• **EXERCISE BRIEF**
Starting at the first line of the data, please print exactly those lines through the one that holds "W, H = 941, 649", omitting every picture.

• **MATERIAL**
+---+
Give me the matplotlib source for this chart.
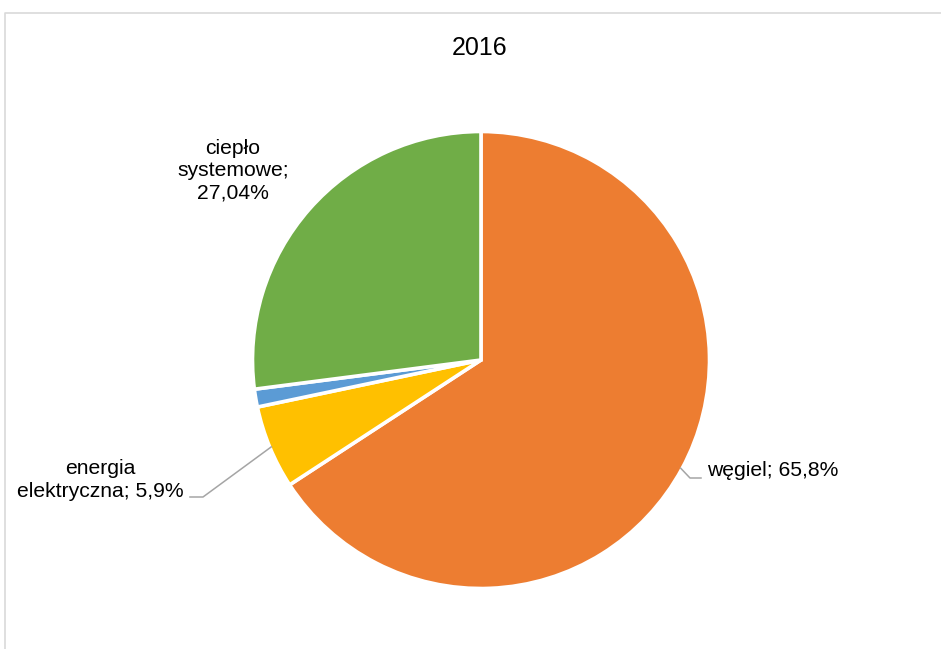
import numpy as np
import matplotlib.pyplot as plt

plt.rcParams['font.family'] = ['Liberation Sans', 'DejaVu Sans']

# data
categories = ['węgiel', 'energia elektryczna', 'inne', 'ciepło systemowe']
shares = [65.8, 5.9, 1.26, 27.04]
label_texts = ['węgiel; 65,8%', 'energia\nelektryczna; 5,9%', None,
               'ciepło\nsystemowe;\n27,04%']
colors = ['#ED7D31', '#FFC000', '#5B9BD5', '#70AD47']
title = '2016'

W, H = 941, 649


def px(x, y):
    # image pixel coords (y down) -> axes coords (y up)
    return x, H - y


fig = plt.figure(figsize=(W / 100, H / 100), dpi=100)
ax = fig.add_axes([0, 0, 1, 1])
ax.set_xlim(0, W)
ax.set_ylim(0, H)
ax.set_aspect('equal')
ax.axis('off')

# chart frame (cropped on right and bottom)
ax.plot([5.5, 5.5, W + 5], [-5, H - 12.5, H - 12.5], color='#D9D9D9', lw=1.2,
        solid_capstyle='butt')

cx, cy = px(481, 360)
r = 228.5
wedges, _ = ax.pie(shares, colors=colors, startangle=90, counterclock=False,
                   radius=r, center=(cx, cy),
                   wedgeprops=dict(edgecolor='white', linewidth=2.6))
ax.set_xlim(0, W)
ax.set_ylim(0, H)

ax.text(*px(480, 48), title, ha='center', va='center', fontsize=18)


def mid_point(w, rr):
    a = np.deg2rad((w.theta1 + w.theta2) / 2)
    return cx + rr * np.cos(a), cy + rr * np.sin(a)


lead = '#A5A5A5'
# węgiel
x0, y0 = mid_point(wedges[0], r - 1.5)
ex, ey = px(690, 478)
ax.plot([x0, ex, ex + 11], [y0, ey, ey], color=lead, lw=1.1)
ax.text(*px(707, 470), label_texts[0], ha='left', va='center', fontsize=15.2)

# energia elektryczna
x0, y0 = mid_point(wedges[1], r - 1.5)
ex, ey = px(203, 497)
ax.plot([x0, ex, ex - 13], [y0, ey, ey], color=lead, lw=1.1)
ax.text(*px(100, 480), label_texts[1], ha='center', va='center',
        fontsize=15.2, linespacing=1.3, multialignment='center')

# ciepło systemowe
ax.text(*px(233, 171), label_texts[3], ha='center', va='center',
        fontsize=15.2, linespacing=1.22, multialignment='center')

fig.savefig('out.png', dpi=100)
+---+
• **FINAL RESULT**
Give me the matplotlib source for this chart.
import numpy as np
import matplotlib.pyplot as plt

plt.rcParams['font.family'] = ['Liberation Sans', 'DejaVu Sans']

# data
categories = ['węgiel', 'energia elektryczna', 'inne', 'ciepło systemowe']
shares = [65.8, 5.9, 1.26, 27.04]
label_texts = ['węgiel; 65,8%', 'energia\nelektryczna; 5,9%', None,
               'ciepło\nsystemowe;\n27,04%']
colors = ['#ED7D31', '#FFC000', '#5B9BD5', '#70AD47']
title = '2016'

W, H = 941, 649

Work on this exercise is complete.